# Mobile GBAtemp site



## BORTZ (Jul 14, 2012)

I would like to say how much i like the new IP mobile version. Ever since we upgraded, the mobile site has been a pleasure to use. 

There are a few things i would like to discuss.
Not really problems or bugs, just things that might require a tweak.
Maybe. 

1.When i check the mobile version of the site and have notifications, they linger after i have checked them. They stay like they havent been seen until i log into the full blown site and check them. So for some reason checking them on mobile doesn't make them go away. 

2. When checking a status for comments, there is no way to get to the comments on mobile.
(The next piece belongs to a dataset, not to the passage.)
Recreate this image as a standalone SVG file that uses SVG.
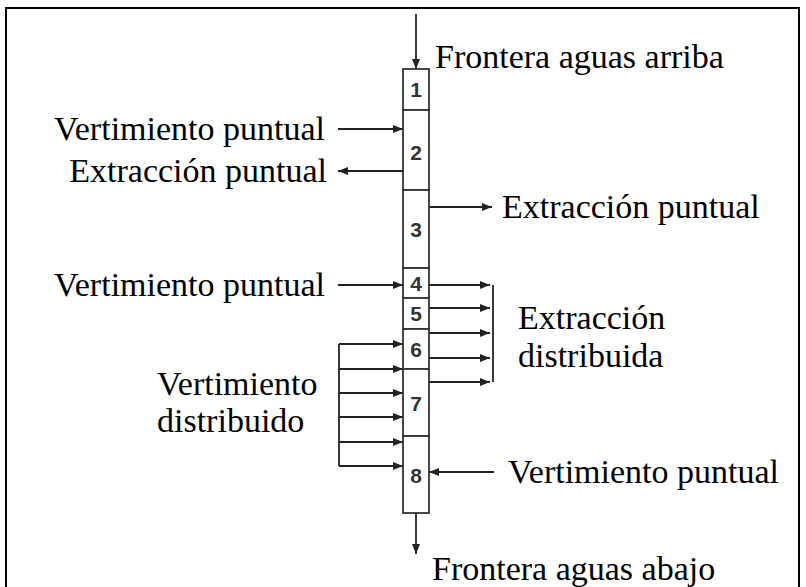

Other than loading the full site, is there a way around these minor inconveniences? 

3.


BlueStar said:


> While we're on the subject of the m. site, is there any way to skip to the last page in a thread without going through all of them?


Or jump to any page for that matter? There is no page skip option on mobile, which can be cumbersome when traversing a large thread. 
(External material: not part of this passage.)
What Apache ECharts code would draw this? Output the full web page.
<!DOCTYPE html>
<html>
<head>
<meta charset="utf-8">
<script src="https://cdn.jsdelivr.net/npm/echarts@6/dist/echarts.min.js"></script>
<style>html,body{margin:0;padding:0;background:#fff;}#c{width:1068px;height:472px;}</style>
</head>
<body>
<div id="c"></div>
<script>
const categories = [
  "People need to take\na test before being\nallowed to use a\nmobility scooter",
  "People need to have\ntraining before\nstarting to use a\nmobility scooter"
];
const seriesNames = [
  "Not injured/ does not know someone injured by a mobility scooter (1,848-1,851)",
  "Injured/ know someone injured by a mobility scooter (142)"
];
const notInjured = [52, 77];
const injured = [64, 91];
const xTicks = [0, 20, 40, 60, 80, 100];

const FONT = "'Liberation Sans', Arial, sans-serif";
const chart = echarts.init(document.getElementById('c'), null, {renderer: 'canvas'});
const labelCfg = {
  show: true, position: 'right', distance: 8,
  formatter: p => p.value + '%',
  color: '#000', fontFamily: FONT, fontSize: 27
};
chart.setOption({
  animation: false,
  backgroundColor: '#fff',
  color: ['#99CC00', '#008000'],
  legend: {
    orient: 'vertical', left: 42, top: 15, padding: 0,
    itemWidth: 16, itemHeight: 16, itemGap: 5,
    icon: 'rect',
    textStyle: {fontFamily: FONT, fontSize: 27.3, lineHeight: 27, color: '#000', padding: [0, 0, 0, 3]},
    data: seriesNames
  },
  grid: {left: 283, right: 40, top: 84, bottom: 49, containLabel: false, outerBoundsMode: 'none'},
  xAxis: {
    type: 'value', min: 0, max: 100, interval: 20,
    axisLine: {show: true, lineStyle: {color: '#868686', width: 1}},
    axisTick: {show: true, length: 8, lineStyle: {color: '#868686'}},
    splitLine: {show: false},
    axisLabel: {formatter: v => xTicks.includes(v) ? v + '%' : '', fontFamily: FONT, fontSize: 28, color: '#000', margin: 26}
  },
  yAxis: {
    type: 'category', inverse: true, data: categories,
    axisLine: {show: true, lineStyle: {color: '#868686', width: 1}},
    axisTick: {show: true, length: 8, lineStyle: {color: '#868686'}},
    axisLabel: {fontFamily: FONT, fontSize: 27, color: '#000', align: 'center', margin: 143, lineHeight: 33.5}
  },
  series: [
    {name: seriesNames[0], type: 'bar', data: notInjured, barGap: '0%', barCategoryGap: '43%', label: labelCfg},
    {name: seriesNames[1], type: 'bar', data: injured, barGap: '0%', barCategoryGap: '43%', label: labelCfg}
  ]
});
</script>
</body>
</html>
Not related, just a suggestion, i notice when i load GBAtemp, the little tab icon is still the V3 Tempy. Not the nice, slick new one that heads each page.


----------



## Wiimm (Jul 15, 2012)

BortzANATOR said:


> 3.
> 
> 
> BlueStar said:
> ...


At this moment, I want to report the same problem. I planned to visit the last page ModMii support thread, but the only way is to load 469 pages one by one.


----------



## nukeboy95 (Jul 15, 2012)

better then mobile site how about a app


----------



## Anon10W1z (Jul 16, 2012)

BortzANATOR said:


> I would like to say how much i like the new IP mobile version. Ever since we upgraded, the mobile site has been a pleasure to use.
> 
> There are a few things i would like to discuss.
> Not really problems or bugs, just things that might require a tweak.
> ...


And I should add that I can't quote posts.


----------



## BORTZ (Jul 16, 2012)

Anon10W1z said:


> BortzANATOR said:
> 
> 
> > I would like to say how much i like the new IP mobile version. Ever since we upgraded, the mobile site has been a pleasure to use.
> ...


----------



## Zerosuit connor (Jul 16, 2012)

BortzANATOR said:


> Anon10W1z said:
> 
> 
> > BortzANATOR said:
> ...


----------



## Deleted-236924 (Jul 28, 2012)

If you need to remove the red number for notifications after you've read them, go all the way to the bottom of the notification list and press "Mark all read"


----------



## Luigi2012SM64DS (Aug 7, 2012)

nukeboy95 said:


> better then mobile site how about a app


for 3ds how?
but anyways could we use tapatalk?


----------



## Deleted member 310901 (Aug 7, 2012)

.


----------



## BORTZ (Aug 11, 2012)

Pingouin7 said:


> If you need to remove the red number for notifications after you've read them, go all the way to the bottom of the notification list and press "Mark all read"


OOOOOHHHHHHH! 
Wow i cant believe i didnt see that.


----------



## tj_cool (Aug 13, 2012)

BortzANATOR said:


> 3.
> 
> 
> BlueStar said:
> ...


I added 2 buttons that let you skip to the first/last page.


Spoiler











They're only on the bottom, not the top.
No way to skip to a specific page yet, I'll see whether that's doable.


----------



## BORTZ (Aug 13, 2012)

Hey hey thats awesome! They work great! Thank youuuu


----------



## BlueStar (Aug 13, 2012)

Excellent, thanks!


----------



## Deleted-236924 (Aug 14, 2012)

LOL I thought there was a glitch and that there were two Next/Previous buttons, but then I read "First/Last"


----------



## Jamstruth (Aug 19, 2012)

Any chance we can add something so that posted images link to source for viewing? Images render very small on the mobile skin and we can't expand them at all


----------



## weavile001 (Aug 19, 2012)

the mobile site isnt is bad , its painfull to load every page....


----------



## Xenirina (Sep 3, 2012)

Jamstruth said:


> Any chance we can add something so that posted images link to source for viewing? Images render very small on the mobile skin and we can't expand them at all


This. Trying to view an image is really hard because you cannot expand it.
Also, is there anyway to keep loading the first page. When you load up the thread, you cannot scroll down until the page is fully loaded or it keeps going back to the top of the page.
Thirdly, a mobile version of the newgon?


----------



## BORTZ (Sep 6, 2012)

Remember there are things that might not be changable due to IP Boards coding.


----------



## Deleted-236924 (Sep 10, 2012)

Status updates just don't work on mobile.


----------



## Deleted-236924 (Sep 18, 2012)

(Posting so you can get the notification, even though it double posts)

@[member='tj_cool']

Do you think it's possible to edit the Blogs functionality on the mobile skin?
Specifically, being able to see the usernames of people who replied + being able to edit comments you made

Maybe enabling the Like function on mobile skin.


----------